BADNESS: the subject is badness, our wicked ways.
Yesterday you walked (with mmj) from Tarquinia to the Tomb of the Augurers. Last week (with mmj) you were in conversation with Professor Dworkin, Professor of Jurisprudence, in London listening to him discuss the topic of Democracy and Freedom.
Your attendance at both events of course were Ritual Fictions. This is what we do here; walking on the road out of Tarquinia, the conflict at the cleft, and the salty taste of the wrestler’s sweat; sitting on our chairs in a London bookshop, hearing when tolerance and respect break down for each other… – "You are wrong!", he says you have to say. Both these events are Ritual Fictions. Both deal with how to handle events that lead us astray. Or ‘Badness’, as Simone Weil would put it.
ABOUT Ritual Fictions – "How simply charming", you might say (to mmj), "we so enjoy your stories!".
You are not advised to take them so lightly. Some 500 years ago the Ritual Fiction concerning the spiritual presence in the bread during the Mass caused you and I to argue. – "Real", one of us said. – "Representation", the other replied.
The argument was potent enough to split the church, Protestant against Catholic, the Reformation, a War of Words throughout Europe that quickly escalated into grim and relentless violence, the slaughter on a mass scale reaching its crescendo a 100 years later with the terrible ‘Thirty Year War’.
Such badness had to stop. In 1648 the representatives of the sovereign states of Europe came together and signed the Treaty of Westphalia, itself another Ritual Fiction of course, but one which successfully put and end to the killing; henceforth nation and nation, not required to tolerate or even respect one another’s religion, but now grudgingly required to accept the sanctity of the frontiers between nations.
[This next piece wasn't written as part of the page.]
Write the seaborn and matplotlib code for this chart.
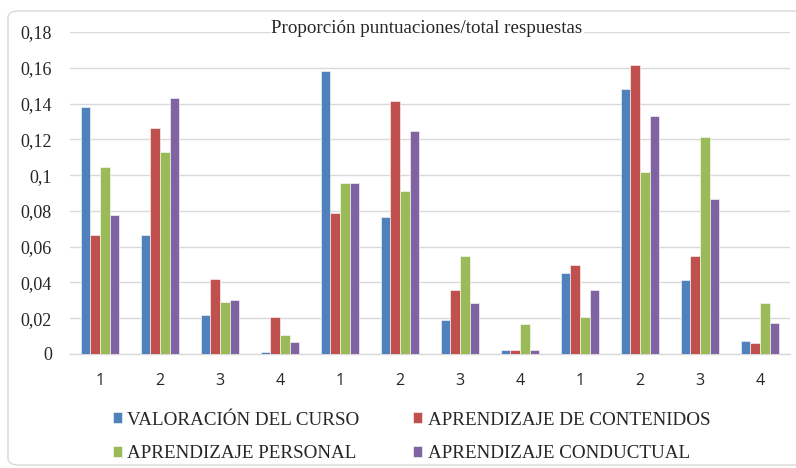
import matplotlib
matplotlib.use("Agg")
import matplotlib.pyplot as plt
from matplotlib.patches import FancyBboxPatch
from matplotlib.ticker import FuncFormatter, MultipleLocator
import pandas as pd
import seaborn as sns

# Score labels for each of the twelve groups (three blocks of 1-4)
puntuaciones = ["1", "2", "3", "4", "1", "2", "3", "4", "1", "2", "3", "4"]

series_names = [
    "VALORACIÓN DEL CURSO",
    "APRENDIZAJE DE CONTENIDOS",
    "APRENDIZAJE PERSONAL",
    "APRENDIZAJE CONDUCTUAL",
]

valoracion_curso = [0.138, 0.0665, 0.0217, 0.0013, 0.1583, 0.0767, 0.0190, 0.0020, 0.0453, 0.1484, 0.0412, 0.0070]
aprendizaje_contenidos = [0.0665, 0.1264, 0.0418, 0.0207, 0.0787, 0.1415, 0.0358, 0.0020, 0.0500, 0.1618, 0.0548, 0.0059]
aprendizaje_personal = [0.1044, 0.1128, 0.0291, 0.0106, 0.0957, 0.0910, 0.0550, 0.0165, 0.0206, 0.1017, 0.1212, 0.0283]
aprendizaje_conductual = [0.0775, 0.1431, 0.0301, 0.0066, 0.0957, 0.1246, 0.0287, 0.0020, 0.0356, 0.1329, 0.0866, 0.0171]

colors = ["#4F81BD", "#C0504D", "#9BBB59", "#8064A2"]

# Long-form table for seaborn
grupos = list(range(len(puntuaciones)))
frames = []
for name, vals in zip(series_names, [valoracion_curso, aprendizaje_contenidos,
                                     aprendizaje_personal, aprendizaje_conductual]):
    frames.append(pd.DataFrame({"grupo": grupos, "serie": name, "valor": vals}))
df = pd.concat(frames, ignore_index=True)

sns.set_style("white")
plt.rcParams["font.family"] = ["Liberation Serif", "DejaVu Serif"]

W, H = 796, 468
fig = plt.figure(figsize=(W / 100, H / 100), dpi=100)

# Rounded chart frame, kept behind everything else (top at 11 px, bottom at 465 px)
frame = FancyBboxPatch((8 / W, 3 / H), (W + 20 - 8) / W, (465 - 11) / H,
                       boxstyle="round,pad=0,rounding_size=0.014",
                       transform=fig.transFigure, facecolor="white",
                       edgecolor="#D9D9D9", linewidth=1.0, zorder=-10)
fig.patches.append(frame)

ax = fig.add_axes([70 / W, 1 - 354 / H, 720 / W, (354 - 32) / H])
ax.set_zorder(1)
ax.patch.set_alpha(0)

sns.barplot(data=df, x="grupo", y="valor", hue="serie", hue_order=series_names,
            palette=colors, width=0.645, gap=0, ax=ax, errorbar=None,
            edgecolor="#FFFFFF", linewidth=0.4, saturation=1, zorder=3)

ax.set_ylim(0, 0.18)
ax.set_xlim(-0.5, len(puntuaciones) - 0.5)
ax.yaxis.set_major_locator(MultipleLocator(0.02))


def fmt(v, pos):
    s = f"{v:.2f}".rstrip("0").rstrip(".")
    return s.replace(".", ",")


ax.yaxis.set_major_formatter(FuncFormatter(fmt))
ax.grid(axis="y", color="#D9D9D9", linewidth=1.0, zorder=0)
ax.set_axisbelow(True)
for side in ["top", "right", "left"]:
    ax.spines[side].set_visible(False)
ax.spines["bottom"].set_color("#D9D9D9")
ax.spines["bottom"].set_linewidth(1.0)

ax.set_xticks(grupos)
ax.set_xticklabels(puntuaciones, fontfamily="Open Sans", fontsize=11.5, color="#262626")
ax.tick_params(axis="x", length=0, pad=14)
ax.tick_params(axis="y", length=0, pad=13, labelsize=13, labelcolor="#262626")
ax.set_xlabel("")
ax.set_ylabel("")

# Title sits on the top gridline with a white backing
fig.text(427 / W, 1 - 33 / H, "Proporción puntuaciones/total respuestas",
         ha="center", va="baseline", fontsize=13.7, color="#262626",
         bbox=dict(facecolor="white", edgecolor="none", pad=1.0), zorder=5)

# Legend in two rows below the plot (row-major order)
handles, labels = ax.get_legend_handles_labels()
ax.legend_.remove()
order = [0, 2, 1, 3]
fig.legend([handles[i] for i in order], [labels[i] for i in order],
           ncol=2, loc="upper left",
           bbox_to_anchor=(103 / W, 1 - 402 / H), frameon=False,
           fontsize=13.7, handlelength=0.48, handleheight=0.53,
           handletextpad=0.27, columnspacing=2.85, labelspacing=0.86,
           borderpad=0, labelcolor="#262626")

fig.savefig("out.png", dpi=100)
Upon which Ritual Fiction, international Professors of Jurisprudence have built their reputations, and both you and I have accepted the atrocities that tyranical governments and dictators visit on their peoples in other countries even down to the present day.
Except the instances when the power of the Ritual Fiction no longer holds… as they say happened in Kososvo, when NATO invaded there in 1999, and perhaps also when the Coalition invaded of Iraq in 2003, although some argue the other way… so that our winding way returns us to the Wilderness, and a War of Words – "You are wrong", conflict at the cleft, that leads to something worse.
A War of Words, conflict at the cleft: last week ak wrote about Simone Weil, beginning with her quote on Crime and Error:
“Everything belonging to creatures is limited except the desire within us which is the mark of our origin. The yearnings which make us seek the unlimited here on earth are therefore for us the only source of crime and error.” Page 271 in Simone Weil: An Anthology (published in the Penguin Modern Classics series)
In other words, unlimited desire, properly speaking, is desire for God, for all things heavenly and when that desire is, mistakenly, applied to things here on earth, then the result is crime and error.
UNPACK THAT, I wrote as a comment. It was another way of saying. – "You are wrong!".
[BADNESS: The subject is about Badness, our wicked ways]
Crime and error… for those of us who locate desire within, and those of us who locate desire elsewhere. Voices are raised in argument.
- "There is this other greater love".
- "Yes, in here".
- "Yes, out there".
- "You are wrong!".
That God is and we are not. That we are, but God is not. Both ways is crime and error, since either way the love we feel is largely self-love. Corrupt. But anger is being stirred, and the Professor has already lead us over the limits of the black and the white squares so that the Ritual Fiction powers of Jurisprudence no longer hold.
In contradiction, we are spilled off the road and into the Wilderness (Are we lost? Nearly all the time. Do we stumble? Frequently!). But thrown into the dust at least the moment of badness ends. We come, if only momentarily, to our senses and walking on, past the old familiar Ritual Fictions, there is the possibility that we may resist the impulses to taste the sweat on the cheeks of the wrestling men, to lick the ink on ones fingers or to eat the pages upon which the words are written, and that we may walk on, in the compassionate company of those whose extended hands exert a restraint over present time, waiting for the cessation of views.